Sunday, September 24, 2006

On The Eucharist

After some preliminary studies on the sacrament of the Eucharist, I have decided to share my findings.

Firstly, I feel the need to point out that the Eucharist is actually much older than Christianity, with signs of it in Mithraism, Osirian tradition, and in the myths and tales of the vine-god Dionysus (the latter two are often grouped together as “Osiris-Dionysus” to represent all of these dying-and-resurrecting godmen). To elaborate on this, here’s a quote from the play “The Bacchae” (Bacchus was another name for Dionysus), by the Greek tragedian Euripides, who lived nearly 500 years before the birth of Christ:

“Next came the son of the virgin. Dionysus.
bringing the counterpart to bread. wine
and the blessings of life's flowing juices.
His blood, the blood of grape,
lightens the burden of our mortal misery...
it is his blood we pour out
to offer Thanks to the Gods. And through him.
we are blessed.”

This makes clear reference to the blood = wine, but also talks about the bread, which is the counterpart of this. These two food types were often considered the staple of sustenance in the ancient world, so it is no real surprise that they would be given divine correspondences. However, what I want to illustrate by the above is that this relation of food to the gods (including its popular application in Christianity over the last 2,000 years) is a strong part of the Western tradition, one that many cultures practiced for many hundreds of years, and one that I feel is a powerful and potent ritual that we, today, can continue to practice.

Next there is the notion of eating the body and drinking the blood of a man or god, which many people (especially those of different traditions) might find odd and disturbing, as it essentially a form of cannibalism. However, again, this tradition is much older than Christianity itself, and is known as theophagy. I would also like to stress that this is a symbolic act, which essentially enforces the notion of “you are what you eat”; therefore, eating that which is divine will bring divinity into you, and is also the pivotal act of Western religion: the investment of the physical with the spiritual. It’s also interesting to note that Jesus is referred to as the Lamb of God, the sacrificial lamb, which links back to the ancient Jewish tradition of sacrificing a lamb during Passover, and then sprinkling the blood along the temple door and eating the body. So, in a sense, the idea of the theophagy of Christ is a continuation of an even older Jewish tradition.

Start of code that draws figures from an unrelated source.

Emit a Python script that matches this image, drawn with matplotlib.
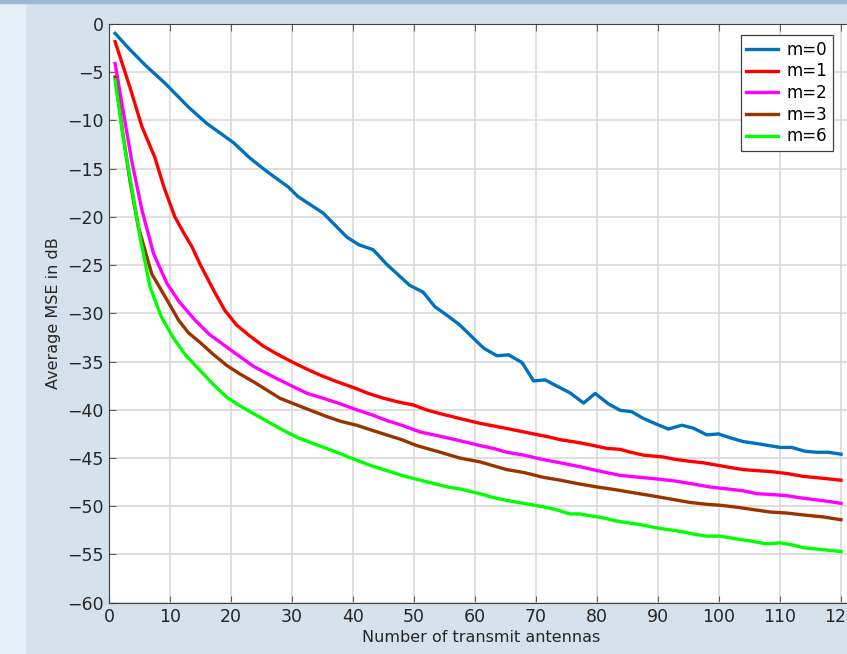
import numpy as np
from matplotlib import pyplot as plt
from matplotlib.patches import Rectangle

# antenna counts and average MSE (dB)
x_m0 = [1, 3.2, 6, 9.2, 13, 16, 20.4, 23.1, 25.9, 29.4, 31, 35.1, 39, 41, 43.3, 45.5, 49.3, 51.5, 53.4,
        55.4, 57.5, 61.4, 63.6, 65.5, 67.7, 69.6, 71.5, 73.6, 75.6, 77.8, 79.7, 81.9, 83.8, 85.7, 87.6,
        89.8, 91.7, 93.9, 95.8, 98, 99.9, 101.8, 104, 106.2, 108.1, 110, 111.9, 114.1, 116, 117.9, 120]
mse_m0 = [-0.97, -2.5, -4.3, -6.15, -8.6, -10.3, -12.3, -13.9, -15.3, -16.9, -17.9, -19.6, -22.1, -22.9,
          -23.4, -24.9, -27.1, -27.8, -29.3, -30.2, -31.2, -33.6, -34.4, -34.3, -35.1, -37.0, -36.9,
          -37.6, -38.25, -39.3, -38.3, -39.4, -40.05, -40.2, -40.9, -41.5, -42.0, -41.6, -41.9, -42.6,
          -42.5, -42.9, -43.3, -43.5, -43.7, -43.9, -43.9, -44.3, -44.4, -44.4, -44.6]

x_m1 = [1, 3.4, 5.4, 7.5, 9, 10.8, 12.2, 13.6, 15, 17.4, 19, 20.9, 23, 25.3, 27.5, 30.2, 32.5, 34.6, 37,
        40.1, 42.5, 45, 47.5, 49.9, 52, 54.3, 57.5, 60.8, 64.1, 66.5, 69.6, 72, 74, 77, 79.4, 81.6, 83.8,
        85.5, 87.6, 90.9, 92.5, 94.7, 97.5, 100.2, 102, 104, 106, 108.4, 111.1, 113.8, 117, 120]
mse_m1 = [-1.83, -6.5, -10.65, -13.8, -16.9, -20.0, -21.6, -23.1, -25.0, -27.9, -29.7, -31.2, -32.3, -33.4,
          -34.2, -35.1, -35.8, -36.4, -37.0, -37.7, -38.3, -38.8, -39.2, -39.5, -40.0, -40.4, -40.9,
          -41.4, -41.8, -42.1, -42.5, -42.8, -43.1, -43.4, -43.7, -44.0, -44.1, -44.4, -44.7, -44.9,
          -45.1, -45.3, -45.5, -45.8, -46.0, -46.2, -46.3, -46.4, -46.6, -46.9, -47.1, -47.3]

x_m2 = [1, 2.1, 3.7, 5.4, 7.3, 9.5, 11.5, 14.1, 16.5, 19.3, 21.5, 23.7, 27, 30.2, 32.5, 35.1, 38, 40.6,
        43, 45.5, 48, 51, 54, 57.5, 60.8, 63, 65.2, 68, 70.7, 74, 77.2, 80, 83.8, 87, 90.3, 93, 95.8, 98.5,
        101.3, 104, 106.2, 109, 111.1, 113, 115.5, 118, 120]
mse_m2 = [-4.1, -8.2, -14.1, -19.3, -23.8, -26.9, -28.8, -30.7, -32.2, -33.5, -34.5, -35.5, -36.6, -37.6,
          -38.3, -38.8, -39.4, -40.0, -40.5, -41.1, -41.6, -42.3, -42.7, -43.2, -43.7, -44.0, -44.4,
          -44.7, -45.1, -45.5, -45.9, -46.3, -46.8, -47.0, -47.2, -47.4, -47.7, -48.0, -48.2, -48.4,
          -48.7, -48.8, -48.9, -49.1, -49.3, -49.5, -49.7]

x_m3 = [1, 2.3, 3.5, 4.8, 7, 9.5, 11.4, 13, 14.9, 17, 19.3, 21.5, 23.7, 26, 28, 30, 32.4, 35.7, 38, 40.6,
        43, 45.5, 48, 50.4, 54.3, 57.5, 60.8, 63, 65.2, 68, 71.2, 74, 77.2, 80, 83.2, 86, 89.8, 92.5, 95.2,
        98, 100.2, 103, 105.1, 108.4, 111, 113.8, 117, 120]
mse_m3 = [-5.5, -11.5, -16.5, -21.0, -25.9, -28.6, -30.7, -32.0, -33.0, -34.2, -35.4, -36.3, -37.1, -38.0,
          -38.8, -39.3, -39.9, -40.7, -41.2, -41.6, -42.1, -42.6, -43.1, -43.7, -44.4, -45.0, -45.4,
          -45.8, -46.2, -46.5, -47.0, -47.3, -47.7, -48.0, -48.3, -48.6, -49.0, -49.3, -49.6, -49.8,
          -49.9, -50.1, -50.3, -50.6, -50.7, -50.9, -51.1, -51.4]

x_m6 = [1, 2.3, 3.7, 5.1, 6.7, 8.6, 10.5, 12.5, 14.9, 17, 19.3, 21.5, 23.7, 26.5, 29.1, 31, 33.5, 36.5,
        40.1, 43, 45.5, 48, 50.4, 53, 55.5, 57.5, 60.8, 63, 65.2, 68, 70.7, 73, 75.6, 77.2, 79, 81, 83,
        84.9, 87, 90.3, 93.6, 96, 98, 100.2, 103, 105.1, 107.8, 110, 112, 113.8, 117, 120]
mse_m6 = [-5.8, -11.7, -16.9, -22.1, -27.2, -30.4, -32.5, -34.3, -35.9, -37.3, -38.7, -39.6, -40.4, -41.4,
          -42.3, -42.9, -43.5, -44.2, -45.1, -45.8, -46.3, -46.8, -47.2, -47.6, -48.0, -48.2, -48.7,
          -49.1, -49.4, -49.7, -50.0, -50.3, -50.8, -50.8, -51.0, -51.2, -51.5, -51.7, -51.9, -52.3,
          -52.6, -52.9, -53.1, -53.1, -53.4, -53.6, -53.9, -53.8, -54.0, -54.3, -54.5, -54.7]

series = [
    (x_m0, mse_m0, 'm=0', '#0072BD'),
    (x_m1, mse_m1, 'm=1', '#FF0000'),
    (x_m2, mse_m2, 'm=2', '#FF00FF'),
    (x_m3, mse_m3, 'm=3', '#993300'),
    (x_m6, mse_m6, 'm=6', '#00FF00'),
]

plt.rcParams['font.family'] = 'DejaVu Sans'
fig = plt.figure(figsize=(8.47, 6.54), dpi=100, facecolor='#d5e1eb')
fig.patches.append(Rectangle((0, 0), 25 / 847, 1, transform=fig.transFigure, color='#e6eef6', zorder=0))
fig.patches.append(Rectangle((0, 1 - 3 / 654), 1, 3 / 654, transform=fig.transFigure, color='#9db8d4', zorder=1))

ax = fig.add_axes([109 / 847, 51.3 / 654, 744.2 / 847, 578.7 / 654])
ax.set_facecolor('white')
for xs, ys, lab, col in series:
    ax.plot(xs, ys, color=col, linewidth=2.4, label=lab)

ax.set_xlim(0, 122)
ax.set_ylim(-60, 0)
ax.set_xticks(np.arange(0, 121, 10))
ax.set_yticks(np.arange(-60, 1, 5))
ax.grid(True, color='#d6d6d6', linewidth=1.1)
ax.set_axisbelow(True)
ax.tick_params(direction='in', length=5, width=0.8, color='#606060', labelsize=12.5, labelcolor='#262626',
               top=True, right=False, pad=4)
for side in ['left', 'bottom', 'top']:
    ax.spines[side].set_color('#404040')
ax.spines['right'].set_visible(False)

ax.set_xlabel('Number of transmit antennas', fontsize=11.5, color='#262626', labelpad=3)
ax.set_ylabel('Average MSE in dB', fontsize=11.5, color='#262626', labelpad=4)

leg = ax.legend(loc='upper right', fontsize=12, fancybox=False, framealpha=1, borderaxespad=0,
                edgecolor='#404040', handlelength=1.9, handletextpad=0.5, borderpad=0.35, labelspacing=0.22)
leg.set_bbox_to_anchor((833 / 847, 1 - 35 / 654), transform=fig.transFigure)
leg.get_frame().set_linewidth(0.9)

plt.savefig('out.png', dpi=100, facecolor=fig.get_facecolor())
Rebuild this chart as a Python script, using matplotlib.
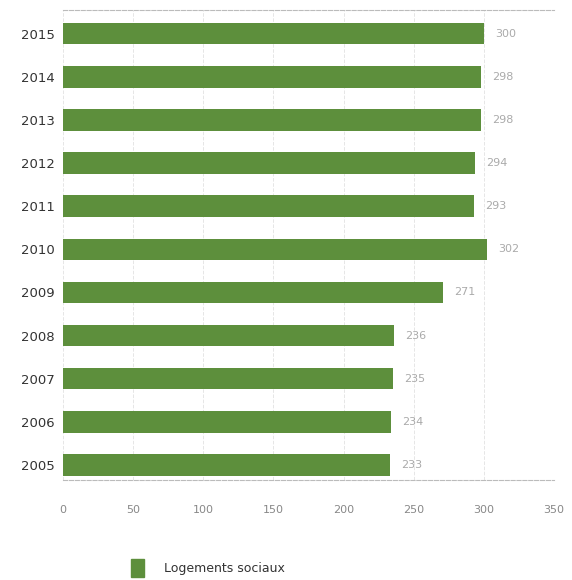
import matplotlib.pyplot as plt
from matplotlib.patches import Patch

years = ["2005", "2006", "2007", "2008", "2009", "2010",
         "2011", "2012", "2013", "2014", "2015"]
values = [233, 234, 235, 236, 271, 302, 293, 294, 298, 298, 300]
x_ticks = [0, 50, 100, 150, 200, 250, 300, 350]

GREEN = "#5d8f3c"

fig = plt.figure(figsize=(5.72, 5.80), dpi=100)
ax = fig.add_axes([63 / 572, 1 - 480 / 580, (554 - 63) / 572, 470 / 580])

y = list(range(len(years)))
ax.barh(y, values, height=0.5, color=GREEN, zorder=2)

for yi, v in zip(y, values):
    ax.annotate(f"{v}", (v, yi), textcoords="offset points", xytext=(8, 0),
                va="center", ha="left", fontsize=8, color="#aaaaaa")

ax.set_xlim(0, 350)
ax.set_ylim(-0.35, 10.55)
ax.set_xticks(x_ticks)
ax.set_xticklabels([str(t) for t in x_ticks], fontsize=8, color="#888888")
ax.set_yticks(y)
ax.set_yticklabels(years, fontsize=9.5, color="#333333")
ax.tick_params(axis="both", length=0)
ax.tick_params(axis="x", pad=18)
ax.tick_params(axis="y", pad=6)

ax.grid(axis="x", color="#e6e6e6", linestyle="--", linewidth=0.7, zorder=0)
for side in ("left", "right"):
    ax.spines[side].set_visible(False)
for side in ("top", "bottom"):
    ax.spines[side].set_color("#bbbbbb")
    ax.spines[side].set_linestyle("--")
    ax.spines[side].set_linewidth(0.8)

fig.legend(handles=[Patch(color=GREEN, label="Logements sociaux")],
           loc="center left", bbox_to_anchor=(120 / 572, 1 - 568 / 580),
           frameon=False, fontsize=9, handlelength=1.0, handleheight=1.8,
           handletextpad=1.6, labelcolor="#333333")

fig.savefig("out.png", dpi=100)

Some people will ask what the role of the priest is in this rite (and, indeed, what the role of the priestly caste is in Christianity and other traditions as a whole, a topic which I will address in a separate post sometime soon). Firstly, the Priest, in a sense, takes on the role of Christ himself (“in persona Christi”), and if we look to our Qabalah (click here for a good image of the Tree of Life), Christ is attributed to Tiphareth (with the Holy Spirit possibly equating with Yesod), and the priesthood (presbyterate) is also attributed to Tiphareth, in the sense that Tiphareth represents Adepthood (see Fr. Jordan’s+ excellent post on this and the Minor Orders for more information on this), which can be seen as synonymous with priesthood. As the priest often acts as intermediary, this represents Christ as intermediary (we can each consider our own Higher Self as our personal embodiment of Christ, or the Cosmic Christ). Since you have to pass through Tiphareth to get from Malkuth (the physical) to Kether, the Spiritual (where resides the Sacred Spark), this represents the “intermediary process” that Christ and the priest fulfil in ritual.

Jesus said to him, ‘I am the way, and the truth, and the life. No one comes to the Father except through me.”

John 14:6

While some people might see this as endorsing that only those who believe in the figure of Christ can commune with God, I think it is more likely that the teaching is endorsing the communion with God through our own Higher Self, which is Christ (and remember that the Eucharist is often called "Communion" in many Catholic congregations).

I will leave the theological debate between transubstantiation, consubstantiation, and the various other theories and beliefs on whether or not Christ is actually present within the Eucharist itself to another post.

1 comment:

zeph said...

Interesting piece. Looking forward to the other articles on transubstantiation, etc, too!